CHICAGO (CBS) — Michael Miller is not a police officer anymore, but authorities say he pretended to be one in hopes of getting to a judge.
Miller, 38, used to be a Ford Heights police officer, and was convicted in 2003 of using his police position to shake down drug dealers for money. He was paroled from prison on March 25 after serving half of his 12-year sentence, and three days later tried to convince authorities at the Cook County Criminal Courthouse that he was still a police officer, according to the Cook County Sheriff’s office.
Authorities say Miller tried to get into the chambers of a judge at the courthouse by telling a sheriff’s deputy he was an Illinois State Police trooper and had been asked to report to the judge’s chambers when he was released from prison.
He also claimed to be a Harvey police officer, and said he needed to speak to a judge about getting his badge and gun back. But when the sheriff’s officer stepped away to call for backup, Miller quickly left, according to the sheriff’s office.

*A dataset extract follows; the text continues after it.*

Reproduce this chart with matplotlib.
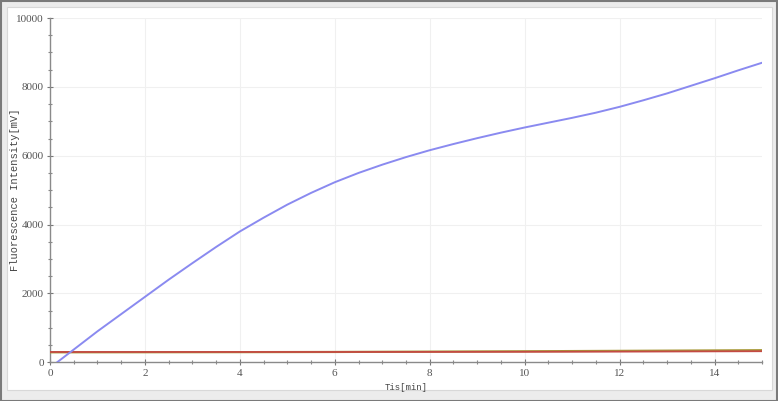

Two days later, Miller came back to the Criminal Courthouse and went to the office of an assistant state’s attorney. This time, he claimed to a receptionist he was a Cook County sheriff’s police officer, and said he needed to get his credentials, according to the sheriff’s office.
He told another receptionist he was with the Illinois State Police, then said again he was with the Sheriff’s office, then said he was with the State’s Attorney’s office. The concerned receptionist asked for an investigator to talk to Miller, who said he needed paperwork so he could retire, according to the sheriff’s office.
Miller also claimed to the investigator that he was a member of the sheriff’s police, and wanted a post in the Special Operations Unit, according to the sheriff’s office. When the investigator said he couldn’t help, Miller walked off.
On April 1, sheriff’s police and other law enforcement agencies arrested Miller, who had an outstanding parole warrant for failing to report to his probation officer. He was taken into custody in the 7100 block of South Indiana Avenue.
Miller, who had been staying in the 1400 block of South Canal Street – the block where the Pacific Garden Mission shelter is located – is now back at Stateville Correctional Center in Joliet.
He is set for a new bond hearing on March 30 back at the Criminal Courthouse.
The Ford Heights Police Department, of which Miller really was a member at one time, was disbanded in 2008. Its force of 16 officers was reduced to zero over a period of a bout a year because the village couldn’t afford to pay them.
Cook County sheriff’s office now handle police patrols in Ford Heights, but the closure of its police department led to other problems, such as a cache of weapons and evidence from various crimes – including seven moldy sexual assault kits – that were left abandoned until sheriff’s police found them more than a year later.